Find a variety of strawberry to grow at a local nursery. The University of Alabama Cooperative Extension recommends “Cardinal” and “Earlington” as two good varieties of strawberries for Alabama. Inquire at the nursery for other suggestions.

Prepare a site for the strawberry plants in a well-drained area that receives full sun. Test the soil pH. Strawberries do best in a pH of 6.0 to 6.8. Adjust the soil pH if needed by adding lime to increase pH or sulfur to decrease it until the ideal range is achieved.

Remove all weeds on the site by hand. Till the soil, using a spade, to loosen it and to remove large clumps and rocks. Broadcast 10-10-10 fertilizer over the prepared bed, using 1 lb. of fertilizer for every 100 feet. Cultivate it into the soil, using the spade. Dampen the bed with water.

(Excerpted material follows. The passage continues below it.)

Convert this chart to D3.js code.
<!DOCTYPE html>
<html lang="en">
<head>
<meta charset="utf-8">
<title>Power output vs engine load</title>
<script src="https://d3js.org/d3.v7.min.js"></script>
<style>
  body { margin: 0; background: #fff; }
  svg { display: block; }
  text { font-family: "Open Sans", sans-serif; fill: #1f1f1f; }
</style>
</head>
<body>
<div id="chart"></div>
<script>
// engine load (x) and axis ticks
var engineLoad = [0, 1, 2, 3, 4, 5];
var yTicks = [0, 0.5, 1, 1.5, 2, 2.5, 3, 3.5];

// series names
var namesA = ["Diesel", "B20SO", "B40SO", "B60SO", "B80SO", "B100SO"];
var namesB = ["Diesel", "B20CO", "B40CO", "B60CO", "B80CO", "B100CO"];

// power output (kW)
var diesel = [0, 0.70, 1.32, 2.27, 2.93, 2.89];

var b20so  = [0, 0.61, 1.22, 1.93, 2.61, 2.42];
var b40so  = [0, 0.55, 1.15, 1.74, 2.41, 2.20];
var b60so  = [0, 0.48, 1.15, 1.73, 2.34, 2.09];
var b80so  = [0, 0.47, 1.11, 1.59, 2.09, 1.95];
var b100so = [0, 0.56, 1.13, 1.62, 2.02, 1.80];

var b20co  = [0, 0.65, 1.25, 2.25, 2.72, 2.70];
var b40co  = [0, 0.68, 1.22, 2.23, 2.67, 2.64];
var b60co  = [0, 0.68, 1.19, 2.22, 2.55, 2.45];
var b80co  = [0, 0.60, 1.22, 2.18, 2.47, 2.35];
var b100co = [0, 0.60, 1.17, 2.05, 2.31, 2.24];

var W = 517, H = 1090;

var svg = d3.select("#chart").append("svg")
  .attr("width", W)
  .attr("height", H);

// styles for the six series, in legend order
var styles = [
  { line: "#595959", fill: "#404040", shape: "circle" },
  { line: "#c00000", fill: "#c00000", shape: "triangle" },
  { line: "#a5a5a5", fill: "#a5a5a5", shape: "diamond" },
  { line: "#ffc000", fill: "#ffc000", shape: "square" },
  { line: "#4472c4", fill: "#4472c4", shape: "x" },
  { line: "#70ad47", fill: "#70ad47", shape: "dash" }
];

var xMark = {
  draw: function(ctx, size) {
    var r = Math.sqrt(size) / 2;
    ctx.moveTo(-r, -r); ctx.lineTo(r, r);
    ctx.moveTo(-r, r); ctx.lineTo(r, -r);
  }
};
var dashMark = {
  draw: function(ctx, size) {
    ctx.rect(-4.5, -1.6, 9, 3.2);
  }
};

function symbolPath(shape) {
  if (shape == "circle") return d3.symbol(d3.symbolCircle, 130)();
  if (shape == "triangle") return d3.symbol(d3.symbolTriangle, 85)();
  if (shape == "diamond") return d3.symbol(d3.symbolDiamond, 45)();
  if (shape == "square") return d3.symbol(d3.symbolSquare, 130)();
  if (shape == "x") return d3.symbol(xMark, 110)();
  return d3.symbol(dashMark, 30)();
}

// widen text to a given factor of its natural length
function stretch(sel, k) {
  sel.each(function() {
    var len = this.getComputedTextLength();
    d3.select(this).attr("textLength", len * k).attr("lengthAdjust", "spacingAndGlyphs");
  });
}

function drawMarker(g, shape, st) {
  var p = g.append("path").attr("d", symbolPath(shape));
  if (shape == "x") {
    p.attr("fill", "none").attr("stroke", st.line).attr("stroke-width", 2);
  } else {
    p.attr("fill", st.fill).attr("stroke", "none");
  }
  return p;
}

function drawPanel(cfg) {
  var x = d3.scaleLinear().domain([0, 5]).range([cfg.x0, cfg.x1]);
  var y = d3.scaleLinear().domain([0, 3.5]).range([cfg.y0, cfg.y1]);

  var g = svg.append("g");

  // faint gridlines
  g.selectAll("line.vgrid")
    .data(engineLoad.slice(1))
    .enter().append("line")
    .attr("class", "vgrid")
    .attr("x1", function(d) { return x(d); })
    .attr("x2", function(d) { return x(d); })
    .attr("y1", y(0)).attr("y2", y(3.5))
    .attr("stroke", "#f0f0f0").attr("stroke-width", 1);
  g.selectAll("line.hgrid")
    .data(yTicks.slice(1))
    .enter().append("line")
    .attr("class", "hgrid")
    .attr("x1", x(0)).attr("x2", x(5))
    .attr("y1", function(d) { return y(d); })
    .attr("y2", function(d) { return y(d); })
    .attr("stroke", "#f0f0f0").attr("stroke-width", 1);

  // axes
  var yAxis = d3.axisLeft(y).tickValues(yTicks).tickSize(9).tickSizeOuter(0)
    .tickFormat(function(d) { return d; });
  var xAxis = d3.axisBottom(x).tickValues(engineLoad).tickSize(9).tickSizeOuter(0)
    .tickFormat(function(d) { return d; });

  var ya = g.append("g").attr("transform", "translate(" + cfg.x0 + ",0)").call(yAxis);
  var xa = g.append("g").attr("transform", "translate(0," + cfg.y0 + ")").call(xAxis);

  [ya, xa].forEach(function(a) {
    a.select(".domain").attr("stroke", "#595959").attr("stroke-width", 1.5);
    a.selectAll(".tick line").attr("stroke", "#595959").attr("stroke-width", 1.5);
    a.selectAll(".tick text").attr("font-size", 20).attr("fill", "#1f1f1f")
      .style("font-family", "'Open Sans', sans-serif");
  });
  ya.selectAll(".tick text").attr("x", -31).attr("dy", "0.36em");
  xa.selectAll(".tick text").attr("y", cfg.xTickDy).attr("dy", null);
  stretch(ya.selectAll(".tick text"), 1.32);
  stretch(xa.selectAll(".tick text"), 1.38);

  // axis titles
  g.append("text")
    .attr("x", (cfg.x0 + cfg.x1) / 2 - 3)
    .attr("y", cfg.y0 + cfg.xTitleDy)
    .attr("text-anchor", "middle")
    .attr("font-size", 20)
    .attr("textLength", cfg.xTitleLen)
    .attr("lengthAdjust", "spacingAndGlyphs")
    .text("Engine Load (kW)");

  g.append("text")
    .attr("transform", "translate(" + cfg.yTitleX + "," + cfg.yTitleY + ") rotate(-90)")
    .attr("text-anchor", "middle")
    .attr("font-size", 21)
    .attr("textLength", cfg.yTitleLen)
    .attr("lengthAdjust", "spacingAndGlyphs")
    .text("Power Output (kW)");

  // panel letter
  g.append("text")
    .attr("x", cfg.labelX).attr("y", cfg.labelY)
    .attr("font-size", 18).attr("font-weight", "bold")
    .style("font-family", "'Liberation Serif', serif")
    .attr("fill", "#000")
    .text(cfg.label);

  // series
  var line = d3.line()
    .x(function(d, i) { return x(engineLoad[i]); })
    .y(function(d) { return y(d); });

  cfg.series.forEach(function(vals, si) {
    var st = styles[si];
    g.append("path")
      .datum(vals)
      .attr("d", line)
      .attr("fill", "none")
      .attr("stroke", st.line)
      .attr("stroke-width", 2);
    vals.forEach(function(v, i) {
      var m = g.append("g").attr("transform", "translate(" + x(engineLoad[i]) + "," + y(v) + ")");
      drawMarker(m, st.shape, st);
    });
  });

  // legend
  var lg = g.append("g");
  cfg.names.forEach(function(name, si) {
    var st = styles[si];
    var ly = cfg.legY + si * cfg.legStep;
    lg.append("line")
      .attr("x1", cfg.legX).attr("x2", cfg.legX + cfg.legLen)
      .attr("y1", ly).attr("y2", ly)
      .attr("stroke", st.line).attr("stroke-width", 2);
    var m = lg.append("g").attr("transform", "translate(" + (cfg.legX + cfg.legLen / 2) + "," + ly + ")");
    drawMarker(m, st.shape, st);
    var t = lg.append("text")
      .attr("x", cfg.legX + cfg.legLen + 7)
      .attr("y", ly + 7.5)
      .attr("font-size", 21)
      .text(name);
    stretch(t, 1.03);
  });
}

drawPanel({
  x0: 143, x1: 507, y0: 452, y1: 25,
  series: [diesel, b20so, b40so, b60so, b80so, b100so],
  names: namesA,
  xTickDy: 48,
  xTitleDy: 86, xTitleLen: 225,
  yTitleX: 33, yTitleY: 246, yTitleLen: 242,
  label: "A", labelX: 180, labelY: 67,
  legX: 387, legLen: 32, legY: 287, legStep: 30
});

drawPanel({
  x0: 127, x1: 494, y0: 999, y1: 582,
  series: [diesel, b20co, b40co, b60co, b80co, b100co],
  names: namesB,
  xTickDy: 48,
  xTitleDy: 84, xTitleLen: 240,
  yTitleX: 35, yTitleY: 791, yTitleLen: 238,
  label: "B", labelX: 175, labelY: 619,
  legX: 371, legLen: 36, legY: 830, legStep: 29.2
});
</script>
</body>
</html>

Lay out the strawberry plants in two rows that are 4 feet apart, with a distance of 2 feet between the plants. Dig a hole and plant each strawberry plant so that its crown is above the soil line. Spread the roots and gently firm the soil around them.

Apply organic mulch around the plants 2 to 4 inches deep. The University of Alabama recommends pine straw, wheat straw or finely ground bark.

Water the plants to supplement rainfall so that they receive 1 to 1-½ inches per week.